- Born: October 26, 1905 North Platte, Nebraska, US
- Died: August 14, 2011 (aged 105) Nashville, Illinois, US
- Branch: United States Army
- Known for: oldest survivor of the Bataan Death March
- Conflicts: World War II

= Albert Brown (American veteran) =

American World War II prisoner of war (1905–2011)

Albert "Doc" Brown (October 26, 1905 – August 14, 2011) was an American dentist, and served as an officer in the United States Army in World War II, where he became a prisoner of war. At the age of 105, Brown was the oldest survivor of the Bataan Death March at the time of his death in 2011.

==Biography==
===Early life===
Brown was born on October 26, 1905, in North Platte, Nebraska, to parents, Albert and Ida Fonda Brown. His mother was the aunt of actor Henry Fonda. His father was a railroad engineer. Brown was also the godson of Buffalo Bill. He often related the story of sitting on Bill Cody's lap while they shared a bowl of oatmeal.

Following his father's death in a locomotive explosion, Brown was raised in Council Bluffs, Iowa. He joined the R.O.T.C. in high school. Brown received a bachelor's degree in dentistry from Creighton University in Omaha, Nebraska, in 1927. Dr. Brown was the captain of the Creighton football and basketball teams.

===World War II===
Brown was drafted into active duty in the military in 1937. He left his wife, Helen, children and dental practice behind.

Brown and thousands of American and Filipino troops were captured following the Japanese invasion of the Philippines. He survived the Bataan Death March, in which the Japanese forced 78,000 Allied prisoners of war to march 65 miles from Bataan to a POW camp without food, water or medical attention. An estimated 11,000 prisoners died during the march, including those who were killed when they fell in the jungle.

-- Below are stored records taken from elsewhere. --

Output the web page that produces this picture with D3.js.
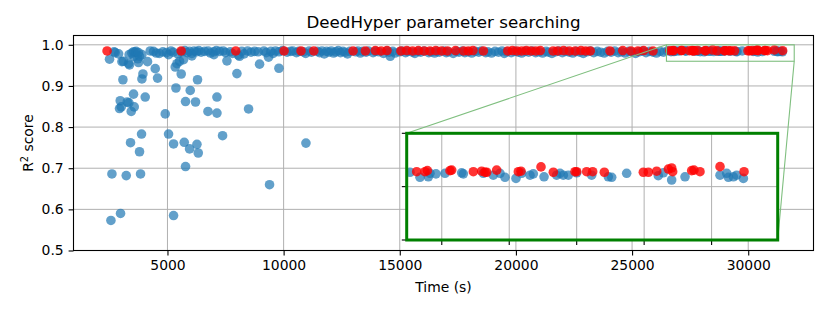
<!DOCTYPE html>
<html><head><meta charset="utf-8">
<script src="https://cdn.jsdelivr.net/npm/d3@7"></script>
<style>body{margin:0;background:#fff} text{font-family:"DejaVu Sans",sans-serif;fill:#000}</style>
</head><body><svg id="c" width="830" height="312"></svg>
<script>
// ---- data ----
const blueTime = [
 2506,2750,2897,3040,3108,3323,3366,3467,3540,3610,3560,3720,3800,3900,3754,4141,4257,4516,4473,4573,
 3082,3943,3900,3539,4042,2966,2936,3010,3268,3340,3440,3569,4904,3884,3410,3797,2609,3225,3841,2980,
 2566,5262,5047,5262,5722,5951,6269,6325,5778,9394,10961,7372,8491,6743,7130,7130,5778,6208,5980,5365,
 6294,5592,5335,5407,5520,5694,8964,9798,7990,7560,8102,6052,5047,9351,14590,2700,3650,3750,4400,4650,
 3350,7000,
 4800,4950,5150,5250,5450,5600,5750,5850,5950,6050,6150,6250,6350,6450,6600,6750,6850,7000,7100,7250,
 7400,7500,7700,7800,8050,8200,8300,8450,8600,8750,8900,9150,9250,9450,9550,9650,9800,9950,10150,10300,
 10400,10550,10650,10850,10950,11100,11200,11450,11550,11650,11750,11850,11950,12050,12150,12250,12350,12450,12550,12650,
 12750,12850,13100,13200,13300,13400,13550,13650,13850,13950,14100,14300,14450,14550,14700,14800,15000,15100,15250,15350,
 15550,15650,15800,15900,16050,16250,16350,16500,16600,16700,16900,17000,17100,17300,17450,17550,17700,17800,17950,18100,
 18250,18400,18500,18700,18800,18950,19100,19250,19400,19500,19600,19800,19950,20100,20250,20400,20550,20700,20850,21000,
 21150,21300,21400,21550,21700,21850,22000,22150,22300,22450,22600,22750,22900,23050,23200,23350,23500,23650,23800,23950,
 24100,24250,24400,24550,24700,24850,25000,25150,25300,25450,25600,25750,25900,26050,26200,26350,
 26529,26677,26801,26825,26914,27048,27295,27320,27616,27764,27863,27937,28100,28184,28308,28357,28516,28703,28753,28802,
 28876,29000,29222,29469,29519,29741,30210,30284,30408,30606,31125,31224,31249,31323,31372,31471
];
const blueScore = [
 0.965,0.981,0.978,0.959,0.960,0.954,0.951,0.980,0.983,0.982,0.971,0.966,0.972,0.976,0.957,0.959,0.985,0.980,0.942,0.919,
 0.915,0.929,0.917,0.880,0.873,0.864,0.845,0.849,0.861,0.859,0.838,0.849,0.832,0.783,0.762,0.740,0.686,0.682,0.686,0.590,
 0.573,0.585,0.783,0.759,0.763,0.747,0.758,0.737,0.704,0.660,0.761,0.779,0.844,0.838,0.834,0.873,0.862,0.861,0.889,0.895,
 0.915,0.929,0.946,0.954,0.960,0.964,0.953,0.943,0.930,0.961,0.972,0.973,0.976,0.970,0.972,0.983,0.984,0.981,0.984,0.979,
 0.976,0.976,
 0.983,0.981,0.985,0.982,0.978,0.983,0.986,0.981,0.984,0.979,0.985,0.983,0.986,0.982,0.984,0.985,0.980,0.983,0.986,0.984,
 0.985,0.981,0.983,0.979,0.975,0.984,0.978,0.985,0.982,0.984,0.983,0.985,0.981,0.984,0.979,0.985,0.983,0.986,0.982,0.984,
 0.985,0.981,0.984,0.983,0.979,0.985,0.982,0.984,0.981,0.985,0.978,0.984,0.982,0.985,0.980,0.983,0.986,0.981,0.984,0.982,
 0.978,0.984,0.983,0.985,0.980,0.984,0.982,0.985,0.981,0.984,0.983,0.979,0.985,0.982,0.984,0.980,0.983,0.985,0.981,0.984,
 0.982,0.979,0.984,0.982,0.985,0.981,0.983,0.980,0.984,0.982,0.985,0.981,0.983,0.979,0.984,0.982,0.985,0.981,0.983,0.980,
 0.984,0.982,0.985,0.981,0.983,0.980,0.984,0.982,0.985,0.979,0.983,0.981,0.984,0.982,0.980,0.984,0.982,0.985,0.981,0.983,
 0.980,0.984,0.982,0.979,0.983,0.985,0.981,0.984,0.982,0.980,0.984,0.982,0.979,0.983,0.985,0.981,0.984,0.982,0.980,0.984,
 0.982,0.985,0.981,0.983,0.980,0.984,0.982,0.979,0.983,0.985,0.981,0.984,0.982,0.980,0.984,0.982,
 0.9854,0.9835,0.9837,0.9850,0.9848,0.9850,0.9852,0.9848,0.9850,0.9843,0.9850,0.9835,0.9831,0.9850,0.9843,0.9848,0.9837,0.9843,0.9850,0.9843,
 0.9843,0.9852,0.9843,0.9837,0.9835,0.9850,0.9841,0.9852,0.9825,0.9837,0.9843,0.9850,0.9835,0.9837,0.9843,0.9831
];
const redTime = [
 2400,5590,7940,10020,10750,11300,12990,13520,13950,14200,14450,15050,15300,15550,15800,16050,16300,16550,16800,17050,
 17400,17750,17950,18150,18600,19650,19850,20050,20250,20450,20650,20850,21050,21600,21800,22050,22300,22550,22800,23000,
 23200,24050,24600,24950,25250,25500,25900,
 26628,26751,26786,27122,27147,27468,27591,27641,27666,27814,28135,28174,28471,28654,28975,29000,29148,29237,29410,29988,
 30063,30186,30359,30408,30423,30705,30739,30828,31125,31481
];
const redScore = [
 0.985,0.985,0.985,0.985,0.985,0.985,0.985,0.985,0.986,0.985,0.986,0.985,0.986,0.985,0.986,0.985,0.985,0.986,0.985,0.985,
 0.986,0.985,0.985,0.986,0.985,0.985,0.986,0.985,0.985,0.986,0.985,0.985,0.986,0.985,0.985,0.986,0.985,0.985,0.986,0.985,
 0.985,0.985,0.986,0.985,0.985,0.986,0.985,
 0.9856,0.9856,0.9860,0.9860,0.9862,0.9856,0.9858,0.9854,0.9854,0.9862,0.9856,0.9858,0.9874,0.9854,0.9856,0.9856,0.9856,0.9856,0.9854,0.9854,
 0.9854,0.9858,0.9866,0.9870,0.9856,0.9860,0.9862,0.9856,0.9875,0.9856
];
const xTicks = [5000,10000,15000,20000,25000,30000];
const yTicks = [0.5,0.6,0.7,0.8,0.9,1.0];
const insetXTicks = [27000,28000,29000,30000,31000];
const insetYTicks = [0.96,0.98,1.0];
const xDomain = [955,32810], yDomain = [0.5,1.0226];
const insetXDomain = [26480,31980], insetYDomain = [0.96,1.0];
const titleText = "DeedHyper parameter searching";

// ---- layout ----
const svg = d3.select("#c");
const M = {l:73.5, r:813.5, t:35.5, b:250.5};
const I = {l:406.7, r:777.7, t:133.3, b:240};
const x = d3.scaleLinear().domain(xDomain).range([M.l,M.r]);
const y = d3.scaleLinear().domain(yDomain).range([M.b,M.t]);
const ix = d3.scaleLinear().domain(insetXDomain).range([I.l,I.r]);
const iy = d3.scaleLinear().domain(insetYDomain).range([I.b,I.t]);
const FS = 13.9, GRID = "#b0b0b0";
const blue = blueTime.map((t,i)=>[t,blueScore[i]]);
const red = redTime.map((t,i)=>[t,redScore[i]]);
const R = 4.8;

const defs = svg.append("defs");
defs.append("clipPath").attr("id","mainclip").append("rect")
  .attr("x",M.l).attr("y",M.t).attr("width",M.r-M.l).attr("height",M.b-M.t);
defs.append("clipPath").attr("id","insclip").append("rect")
  .attr("x",I.l).attr("y",I.t).attr("width",I.r-I.l).attr("height",I.b-I.t);

// grid
const g = svg.append("g");
g.selectAll(".vx").data(xTicks).join("line")
  .attr("x1",d=>x(d)).attr("x2",d=>x(d)).attr("y1",M.t).attr("y2",M.b)
  .attr("stroke",GRID).attr("stroke-width",1);
g.selectAll(".hy").data(yTicks).join("line")
  .attr("x1",M.l).attr("x2",M.r).attr("y1",d=>y(d)).attr("y2",d=>y(d))
  .attr("stroke",GRID).attr("stroke-width",1);

// points
const pts = svg.append("g").attr("clip-path","url(#mainclip)");
pts.selectAll(".b").data(blue).join("circle")
  .attr("cx",d=>x(d[0])).attr("cy",d=>y(d[1])).attr("r",R)
  .attr("fill","#1f77b4").attr("fill-opacity",0.7);
pts.selectAll(".r").data(red).join("circle")
  .attr("cx",d=>x(d[0])).attr("cy",d=>y(d[1])).attr("r",R)
  .attr("fill","#ff0000").attr("fill-opacity",0.8);

// axes
const xa = svg.append("g").attr("transform",`translate(0,${M.b})`)
  .call(d3.axisBottom(x).tickValues(xTicks).tickFormat(d3.format("d")).tickSize(4.9).tickPadding(4.9));
const ya = svg.append("g").attr("transform",`translate(${M.l},0)`)
  .call(d3.axisLeft(y).tickValues(yTicks).tickFormat(d3.format(".1f")).tickSize(4.9).tickPadding(4.9));
[xa,ya].forEach(a=>{
  a.select(".domain").remove();
  a.selectAll(".tick line").attr("stroke","#000").attr("stroke-width",1.1);
  a.selectAll(".tick text").attr("font-size",FS).attr("font-family","DejaVu Sans").attr("fill","#000");
});
// spines
svg.append("rect").attr("x",M.l).attr("y",M.t).attr("width",M.r-M.l).attr("height",M.b-M.t)
  .attr("fill","none").attr("stroke","#000").attr("stroke-width",1.1);

// indicator rectangle + connectors
const LG = "#7fbf7f";
svg.append("rect").attr("x",x(insetXDomain[0])).attr("y",y(insetYDomain[1]))
  .attr("width",x(insetXDomain[1])-x(insetXDomain[0])).attr("height",y(insetYDomain[0])-y(insetYDomain[1]))
  .attr("fill","none").attr("stroke",LG).attr("stroke-width",1.1);
svg.append("line").attr("x1",I.l).attr("y1",I.t).attr("x2",x(insetXDomain[0])).attr("y2",y(insetYDomain[1]))
  .attr("stroke",LG).attr("stroke-width",1.1);
svg.append("line").attr("x1",I.r).attr("y1",I.b).attr("x2",x(insetXDomain[1])).attr("y2",y(insetYDomain[0]))
  .attr("stroke",LG).attr("stroke-width",1.1);

// inset
const ins = svg.append("g");
ins.append("rect").attr("x",I.l).attr("y",I.t).attr("width",I.r-I.l).attr("height",I.b-I.t).attr("fill","#fff");
ins.selectAll(".ivx").data(insetXTicks).join("line")
  .attr("x1",d=>ix(d)).attr("x2",d=>ix(d)).attr("y1",I.t).attr("y2",I.b)
  .attr("stroke",GRID).attr("stroke-width",1);
ins.selectAll(".ihy").data(insetYTicks).join("line")
  .attr("x1",I.l).attr("x2",I.r).attr("y1",d=>iy(d)).attr("y2",d=>iy(d))
  .attr("stroke",GRID).attr("stroke-width",1);
const ipts = ins.append("g").attr("clip-path","url(#insclip)");
ipts.selectAll(".b").data(blue).join("circle")
  .attr("cx",d=>ix(d[0])).attr("cy",d=>iy(d[1])).attr("r",R)
  .attr("fill","#1f77b4").attr("fill-opacity",0.7);
ipts.selectAll(".r").data(red).join("circle")
  .attr("cx",d=>ix(d[0])).attr("cy",d=>iy(d[1])).attr("r",R)
  .attr("fill","#ff0000").attr("fill-opacity",0.8);
ins.selectAll(".ixt").data(insetXTicks).join("line")
  .attr("x1",d=>ix(d)).attr("x2",d=>ix(d)).attr("y1",I.b).attr("y2",I.b+4.9)
  .attr("stroke","#000").attr("stroke-width",1.1);
ins.selectAll(".iyt").data(insetYTicks).join("line")
  .attr("x1",I.l-4.9).attr("x2",I.l).attr("y1",d=>iy(d)).attr("y2",d=>iy(d))
  .attr("stroke","#000").attr("stroke-width",1.1);
ins.append("rect").attr("x",I.l).attr("y",I.t).attr("width",I.r-I.l).attr("height",I.b-I.t)
  .attr("fill","none").attr("stroke","#008000").attr("stroke-width",3);

// labels
svg.append("text").attr("x",(M.l+M.r)/2).attr("y",27.5).attr("text-anchor","middle")
  .attr("font-size",16.7).text(titleText);
svg.append("text").attr("x",(M.l+M.r)/2).attr("y",292).attr("text-anchor","middle")
  .attr("font-size",FS).text("Time (s)");
const yl = svg.append("text").attr("transform",`translate(33,${(M.t+M.b)/2}) rotate(-90)`)
  .attr("text-anchor","middle").attr("font-size",FS);
yl.append("tspan").text("R");
yl.append("tspan").attr("font-size",FS*0.7).attr("dy",-5.5).text("2");
yl.append("tspan").attr("dy",5.5).text(" score");
</script></body></html>
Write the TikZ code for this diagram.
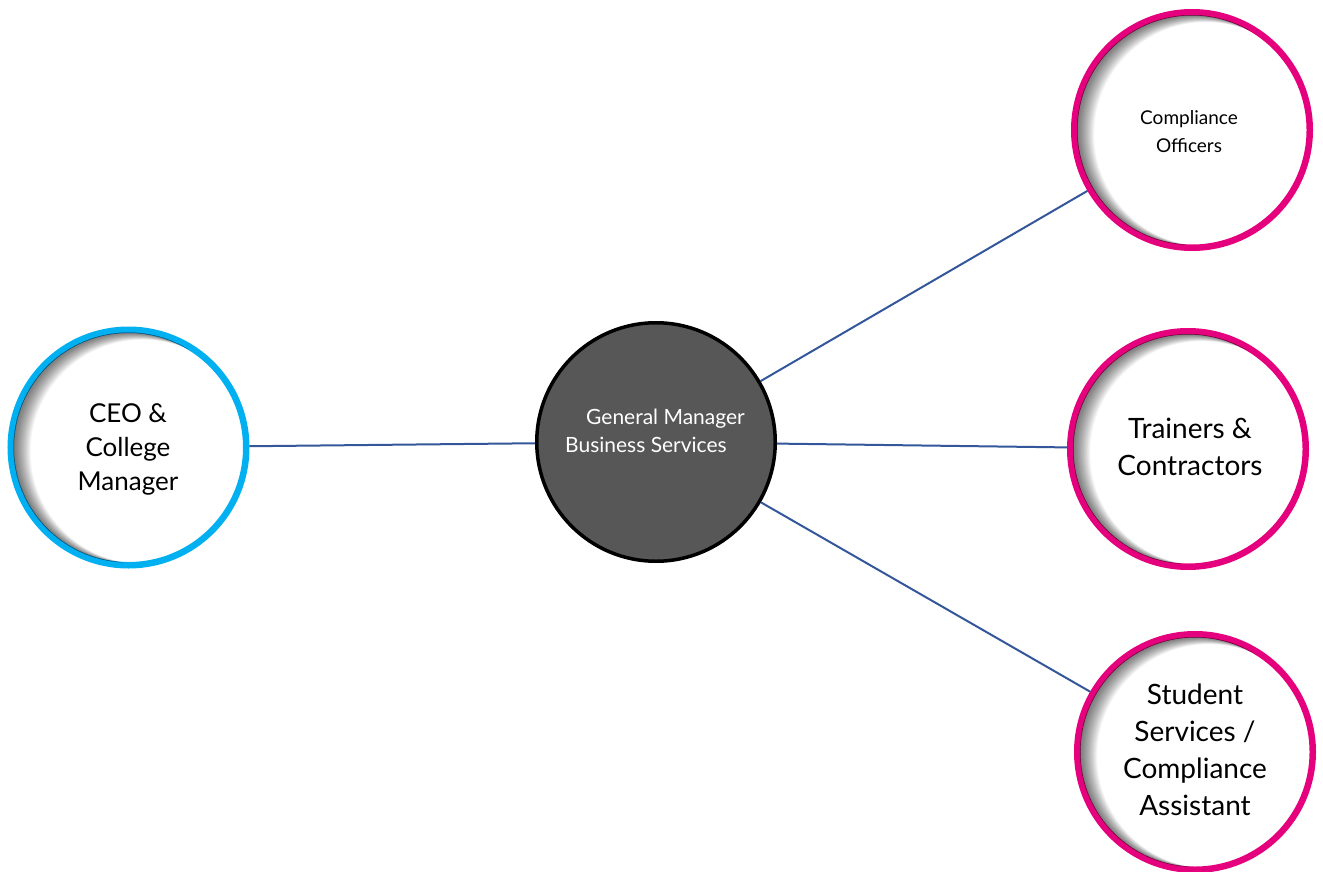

Brown recorded the events he witnessed in secret using a small writing tablet and pencil hidden inside his canvas bag's lining. He witnessed the killing of Filipinos who had attempted to throw fruit to the prisoners in the march.

Following the Bataan Death March, Brown endured a three-year imprisonment in a Japanese POW camp from 1942 until he was liberated in the middle of September 1945. He ate nothing but rice while in the camp. Brown became afflicted with more than twelve diseases while in the camp, including dengue fever, malaria and dysentery. He also suffered a broken neck and back. He was released from the camp when he was 40 years old. He was nearly blind from maltreatment and had lost more than eighty pounds, then weighing less than one hundred pounds. A doctor told Brown that he would not live to be 50 years old due to the extent of his injuries. However, he lived to be 105 years old.

===Post-war years===
Brown moved to Los Angeles, California, after World War II. He was unable to return to dentistry or reopen his practice due to the injuries he sustained in the march and the POW camp. Instead, Brown returned to college and became involved in rental properties, which he purchased and became a landlord. He rented houses and other properties to some of Hollywood's major figures of the time, including Olivia de Havilland and Joan Fontaine. He developed personal friendships with Roy Rogers and John Wayne. He even read for some screen tests while dabbling in acting.

He later moved from California to southern Illinois in 1998, settling in the town of Pinckneyville to live with his daughter. He did not openly discuss his experience on the Bataan Death March until the 1990s, approximately fifteen to twenty years before his death. In 2007, Brown was recognized as the oldest living survivor of the Bataan Death March by the American Defenders of Bataan and Corregidor, a veterans organization. The American War Library, which is located in Gardena, California, also named Brown as the oldest living World War II veteran at the time, though that has never been confirmed by other organizations. His experience during the march and war was chronicled in the 2011 book, Heroes of the Pacific War: One Man's True Story, by Kevin Moore and Don Morrow.

Albert Brown died in a nursing home in Nashville, Illinois, on August 14, 2011, at the age of 105. His wife of fifty-eight years, Helen Johnson Brown, died in 1985.

The British rock band XTC, working under the pseudonym The Dukes of Stratosphear, recorded an ironic tribute to Brown on their 1987 album Psionic Sunspot, titled "You're a Good Man Albert Brown (Curse You Red Barrel)."